If you are a new home buyer, there is a single daunting question that you must ask yourself: How am I going to pay for it?! Unless you have been left a large inheritance or have recently hit the Powerball jackpot, you will most likely need to get a loan to help you afford the purchase of a new home. This loan will be in the form of a mortgage – to which there are several types. So, let’s explore what type of mortgage is right for you.
To help you get started your real estate agent or mortgage lender can help you determine how much of a loan you may be able to receive, and will take you through the steps of applying for a loan. But before you jump into the process of actually getting a mortgage, it will be beneficial to understand the basics of mortgage lending and the different types of mortgages that may be available to you.
The Different Types of Mortgages (Fixed-rate & adjustable rate mortgages)
One of the first and most essential elements of a mortgage to you as a borrower is the interest rate. The interest rate determines exactly what your monthly payment will be and how much you will end up paying the lender. If you are typically an organized person and like to know exactly how much money you will owe each month; you will most likely prefer a fixed-rate mortgage, where the interest rate stays the same for the duration of the loan. On the other hand, if you are open to some wiggle room in your budget or don’t intend to stay in the home for very long, an adjustable rate mortgage (ARM), might be the better option for you. ARMs have a fixed rate for a specific period of time (three years for a 3/1 ARM, 5 years for a 5/1 ARM, and so on). However, the most important thing to know regarding ARMs, is that they can change every year depending on whether the national interest rate index changes. So, while you may get a better starting interest rate by going with an ARM, this rate can significantly increase over the course of time.
Jumbo or Conforming Loans.
A conforming loan gets its name from the fact that conforms to guidelines dictated by Fannie Mae and Freddie Mac, mortgage-buying entities that are privately owned by supported by the government. One of the main restrictions in a conforming loan is the amount. This varies depending on the location and specific number of units in the property. As an example, Fannie Mae’s loan limits for conventional mortgages currently lists a maximum mortgage of $453,100 for a one-unit property in the contiguous states. A jumbo loan is a mortgage that exceeds the maximum conforming mortgage rate of $453,100 and typically has stricter qualifying standards.
Conventional or Government-guaranteed Mortgages.
If you didn’t win that Powerball or inherit a vast fortune from your great distant relative, you might want to have Uncle Sam on your side. This can be the next best thing when you want to borrow money to buy a home. This is especially true if you have had some credit challenges, don’t have a sizeable down payment, or want to keep your monthly payment as low as possible.

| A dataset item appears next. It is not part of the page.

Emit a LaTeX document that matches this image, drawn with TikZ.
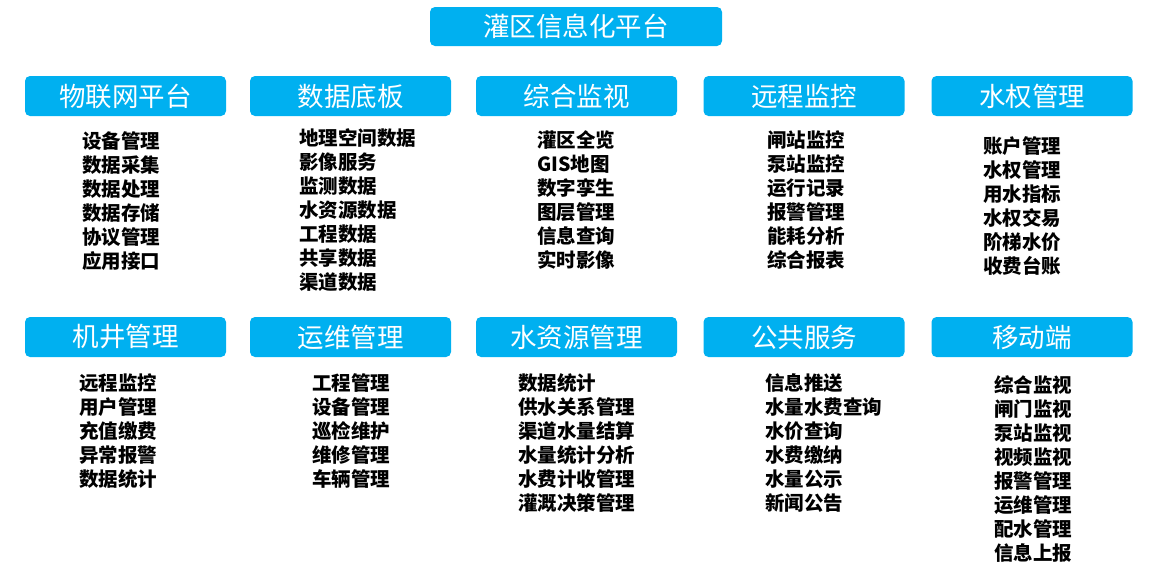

Mortgages Backed by the Government.
FHA Loans: A loan backed by the Federal Housing Administration (FHA) offer lower interest rates and more flexible qualifying requirements. Plus, the down payment could be as low as 3.5 percent, depending on your credit score. This can be an especially attractive option for someone who doesn’t show regular income.
VA Loans: If you are a veteran or member of the military (or the qualifying spouse) you may qualify for a VA loan, which can allow you to get 0% down loan with more attractive terms and an easier approval process.
Rural Housing Loans: Backed by the U.S. Department of Agriculture, Rural Housing loans help buyers with low or moderate incomes buy or build a home in rural areas.
If none of the government loan programs are a good fit for you, there’s always a conventional mortgage, which is the traditional type of mortgage obtained from a lender without any type of government guarantee or backing involved.